Drop the images; return everything else in the listing below exactly.

^^^^^^^^

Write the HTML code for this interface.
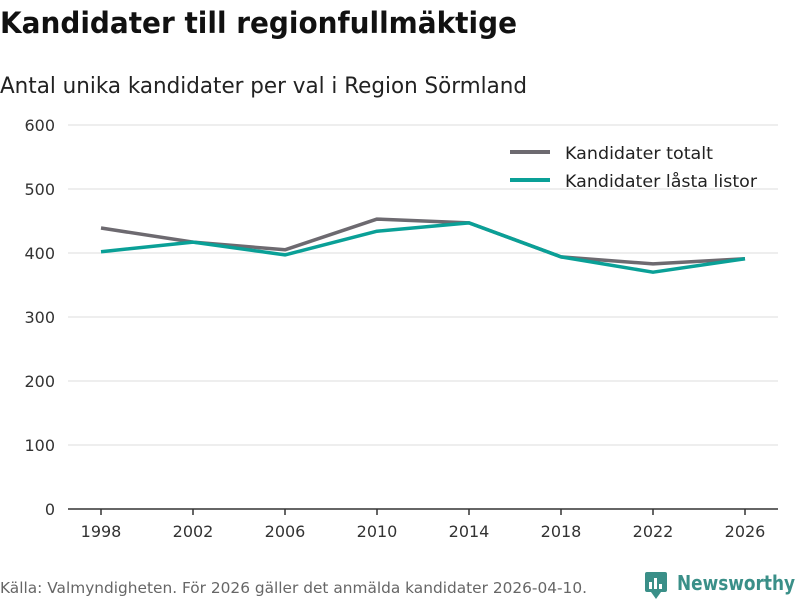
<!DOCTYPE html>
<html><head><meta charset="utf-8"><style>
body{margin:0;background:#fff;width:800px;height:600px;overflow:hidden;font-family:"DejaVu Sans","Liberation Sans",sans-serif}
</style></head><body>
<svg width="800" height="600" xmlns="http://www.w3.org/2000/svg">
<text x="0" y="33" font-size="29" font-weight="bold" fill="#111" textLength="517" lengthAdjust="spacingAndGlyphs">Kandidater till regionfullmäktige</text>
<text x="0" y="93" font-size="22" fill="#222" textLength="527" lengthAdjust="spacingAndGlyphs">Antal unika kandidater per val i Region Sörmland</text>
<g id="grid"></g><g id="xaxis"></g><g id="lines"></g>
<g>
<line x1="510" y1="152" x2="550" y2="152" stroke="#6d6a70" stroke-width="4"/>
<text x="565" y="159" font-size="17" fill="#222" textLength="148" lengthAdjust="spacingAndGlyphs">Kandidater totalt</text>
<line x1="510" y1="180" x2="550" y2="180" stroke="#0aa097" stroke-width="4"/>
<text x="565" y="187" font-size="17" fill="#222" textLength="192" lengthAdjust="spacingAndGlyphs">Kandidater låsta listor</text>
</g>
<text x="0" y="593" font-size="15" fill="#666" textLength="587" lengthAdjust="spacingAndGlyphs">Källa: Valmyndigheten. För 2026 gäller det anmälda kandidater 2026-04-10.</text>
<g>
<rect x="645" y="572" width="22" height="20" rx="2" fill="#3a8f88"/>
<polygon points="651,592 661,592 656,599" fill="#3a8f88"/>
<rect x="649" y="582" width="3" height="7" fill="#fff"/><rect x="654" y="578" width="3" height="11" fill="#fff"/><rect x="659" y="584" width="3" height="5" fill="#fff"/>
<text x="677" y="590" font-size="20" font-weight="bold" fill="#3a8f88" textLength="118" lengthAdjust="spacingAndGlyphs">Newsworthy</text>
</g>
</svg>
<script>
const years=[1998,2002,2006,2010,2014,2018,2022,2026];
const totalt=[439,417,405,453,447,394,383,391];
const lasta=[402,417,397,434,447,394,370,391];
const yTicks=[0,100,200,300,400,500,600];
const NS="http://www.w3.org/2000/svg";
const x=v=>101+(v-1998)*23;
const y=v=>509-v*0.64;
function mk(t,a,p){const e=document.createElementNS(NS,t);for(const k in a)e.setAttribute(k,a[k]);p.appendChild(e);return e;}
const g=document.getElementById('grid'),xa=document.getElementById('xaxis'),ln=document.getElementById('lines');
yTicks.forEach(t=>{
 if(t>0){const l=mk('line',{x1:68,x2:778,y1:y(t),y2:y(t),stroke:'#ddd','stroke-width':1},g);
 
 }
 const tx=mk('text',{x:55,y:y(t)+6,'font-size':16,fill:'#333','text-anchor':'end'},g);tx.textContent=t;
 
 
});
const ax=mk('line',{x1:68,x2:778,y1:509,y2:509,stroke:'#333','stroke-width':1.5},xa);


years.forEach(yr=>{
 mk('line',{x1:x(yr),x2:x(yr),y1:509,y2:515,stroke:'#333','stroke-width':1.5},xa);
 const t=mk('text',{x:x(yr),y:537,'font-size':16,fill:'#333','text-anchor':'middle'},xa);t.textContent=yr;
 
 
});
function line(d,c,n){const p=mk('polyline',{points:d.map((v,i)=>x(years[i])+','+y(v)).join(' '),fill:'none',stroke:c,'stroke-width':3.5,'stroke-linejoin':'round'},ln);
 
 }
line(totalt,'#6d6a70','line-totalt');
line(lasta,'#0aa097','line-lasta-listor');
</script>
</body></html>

^^^^^^^^

■ FULL SOLUTION ■
Write the HTML code for this interface.
<!DOCTYPE html>
<html><head><meta charset="utf-8"><style>
body{margin:0;background:#fff;width:800px;height:600px;overflow:hidden;font-family:"DejaVu Sans","Liberation Sans",sans-serif}
</style></head><body>
<svg width="800" height="600" xmlns="http://www.w3.org/2000/svg">
<text x="0" y="33" font-size="29" font-weight="bold" fill="#111" textLength="517" lengthAdjust="spacingAndGlyphs">Kandidater till regionfullmäktige</text>
<text x="0" y="93" font-size="22" fill="#222" textLength="527" lengthAdjust="spacingAndGlyphs">Antal unika kandidater per val i Region Sörmland</text>
<g id="grid"></g><g id="xaxis"></g><g id="lines"></g>
<g>
<line x1="510" y1="152" x2="550" y2="152" stroke="#6d6a70" stroke-width="4"/>
<text x="565" y="159" font-size="17" fill="#222" textLength="148" lengthAdjust="spacingAndGlyphs">Kandidater totalt</text>
<line x1="510" y1="180" x2="550" y2="180" stroke="#0aa097" stroke-width="4"/>
<text x="565" y="187" font-size="17" fill="#222" textLength="192" lengthAdjust="spacingAndGlyphs">Kandidater låsta listor</text>
</g>
<text x="0" y="593" font-size="15" fill="#666" textLength="587" lengthAdjust="spacingAndGlyphs">Källa: Valmyndigheten. För 2026 gäller det anmälda kandidater 2026-04-10.</text>
<g>
<rect x="645" y="572" width="22" height="20" rx="2" fill="#3a8f88"/>
<polygon points="651,592 661,592 656,599" fill="#3a8f88"/>
<rect x="649" y="582" width="3" height="7" fill="#fff"/><rect x="654" y="578" width="3" height="11" fill="#fff"/><rect x="659" y="584" width="3" height="5" fill="#fff"/>
<text x="677" y="590" font-size="20" font-weight="bold" fill="#3a8f88" textLength="118" lengthAdjust="spacingAndGlyphs">Newsworthy</text>
</g>
</svg>
<script>
const years=[1998,2002,2006,2010,2014,2018,2022,2026];
const totalt=[439,417,405,453,447,394,383,391];
const lasta=[402,417,397,434,447,394,370,391];
const yTicks=[0,100,200,300,400,500,600];
const NS="http://www.w3.org/2000/svg";
const x=v=>101+(v-1998)*23;
const y=v=>509-v*0.64;
function mk(t,a,p){const e=document.createElementNS(NS,t);for(const k in a)e.setAttribute(k,a[k]);p.appendChild(e);return e;}
const g=document.getElementById('grid'),xa=document.getElementById('xaxis'),ln=document.getElementById('lines');
yTicks.forEach(t=>{
 if(t>0){const l=mk('line',{x1:68,x2:778,y1:y(t),y2:y(t),stroke:'#ddd','stroke-width':1},g);
 
 }
 const tx=mk('text',{x:55,y:y(t)+6,'font-size':16,fill:'#333','text-anchor':'end'},g);tx.textContent=t;
 
 
});
const ax=mk('line',{x1:68,x2:778,y1:509,y2:509,stroke:'#333','stroke-width':1.5},xa);


years.forEach(yr=>{
 mk('line',{x1:x(yr),x2:x(yr),y1:509,y2:515,stroke:'#333','stroke-width':1.5},xa);
 const t=mk('text',{x:x(yr),y:537,'font-size':16,fill:'#333','text-anchor':'middle'},xa);t.textContent=yr;
 
 
});
function line(d,c,n){const p=mk('polyline',{points:d.map((v,i)=>x(years[i])+','+y(v)).join(' '),fill:'none',stroke:c,'stroke-width':3.5,'stroke-linejoin':'round'},ln);
 
 }
line(totalt,'#6d6a70','line-totalt');
line(lasta,'#0aa097','line-lasta-listor');
</script>
</body></html>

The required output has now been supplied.